Goal:
Every line below should be repeated exactly.

- - - -

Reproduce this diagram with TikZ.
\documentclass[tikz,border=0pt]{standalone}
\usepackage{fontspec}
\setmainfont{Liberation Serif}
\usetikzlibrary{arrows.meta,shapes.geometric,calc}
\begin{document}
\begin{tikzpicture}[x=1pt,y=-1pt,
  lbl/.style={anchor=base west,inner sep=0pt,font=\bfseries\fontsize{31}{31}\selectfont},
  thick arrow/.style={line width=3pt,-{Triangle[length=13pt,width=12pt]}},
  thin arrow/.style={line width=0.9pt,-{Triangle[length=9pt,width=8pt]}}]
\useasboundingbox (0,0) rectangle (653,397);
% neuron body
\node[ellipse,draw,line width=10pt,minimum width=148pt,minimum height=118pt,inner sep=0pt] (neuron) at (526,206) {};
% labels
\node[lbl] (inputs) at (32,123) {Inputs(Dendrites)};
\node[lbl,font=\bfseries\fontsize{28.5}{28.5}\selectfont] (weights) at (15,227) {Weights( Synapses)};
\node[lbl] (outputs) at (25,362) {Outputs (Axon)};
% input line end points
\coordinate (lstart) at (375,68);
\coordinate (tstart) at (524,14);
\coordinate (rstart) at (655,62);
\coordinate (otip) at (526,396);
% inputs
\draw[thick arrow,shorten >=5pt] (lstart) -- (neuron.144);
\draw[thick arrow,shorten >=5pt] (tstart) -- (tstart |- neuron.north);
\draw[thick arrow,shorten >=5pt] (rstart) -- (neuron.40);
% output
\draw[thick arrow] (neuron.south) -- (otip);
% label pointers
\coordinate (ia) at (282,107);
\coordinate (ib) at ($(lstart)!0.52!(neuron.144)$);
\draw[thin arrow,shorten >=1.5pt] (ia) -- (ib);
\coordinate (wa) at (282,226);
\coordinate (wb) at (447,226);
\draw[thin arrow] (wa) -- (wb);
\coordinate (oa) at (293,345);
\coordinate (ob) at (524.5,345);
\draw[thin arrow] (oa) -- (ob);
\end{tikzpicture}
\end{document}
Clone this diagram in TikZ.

- - - -

Exercise result:
Reproduce this diagram with TikZ.
\documentclass[tikz,border=0pt]{standalone}
\usepackage{fontspec}
\setmainfont{Liberation Serif}
\usetikzlibrary{arrows.meta,shapes.geometric,calc}
\begin{document}
\begin{tikzpicture}[x=1pt,y=-1pt,
  lbl/.style={anchor=base west,inner sep=0pt,font=\bfseries\fontsize{31}{31}\selectfont},
  thick arrow/.style={line width=3pt,-{Triangle[length=13pt,width=12pt]}},
  thin arrow/.style={line width=0.9pt,-{Triangle[length=9pt,width=8pt]}}]
\useasboundingbox (0,0) rectangle (653,397);
% neuron body
\node[ellipse,draw,line width=10pt,minimum width=148pt,minimum height=118pt,inner sep=0pt] (neuron) at (526,206) {};
% labels
\node[lbl] (inputs) at (32,123) {Inputs(Dendrites)};
\node[lbl,font=\bfseries\fontsize{28.5}{28.5}\selectfont] (weights) at (15,227) {Weights( Synapses)};
\node[lbl] (outputs) at (25,362) {Outputs (Axon)};
% input line end points
\coordinate (lstart) at (375,68);
\coordinate (tstart) at (524,14);
\coordinate (rstart) at (655,62);
\coordinate (otip) at (526,396);
% inputs
\draw[thick arrow,shorten >=5pt] (lstart) -- (neuron.144);
\draw[thick arrow,shorten >=5pt] (tstart) -- (tstart |- neuron.north);
\draw[thick arrow,shorten >=5pt] (rstart) -- (neuron.40);
% output
\draw[thick arrow] (neuron.south) -- (otip);
% label pointers
\coordinate (ia) at (282,107);
\coordinate (ib) at ($(lstart)!0.52!(neuron.144)$);
\draw[thin arrow,shorten >=1.5pt] (ia) -- (ib);
\coordinate (wa) at (282,226);
\coordinate (wb) at (447,226);
\draw[thin arrow] (wa) -- (wb);
\coordinate (oa) at (293,345);
\coordinate (ob) at (524.5,345);
\draw[thin arrow] (oa) -- (ob);
\end{tikzpicture}
\end{document}
Clone this diagram in TikZ.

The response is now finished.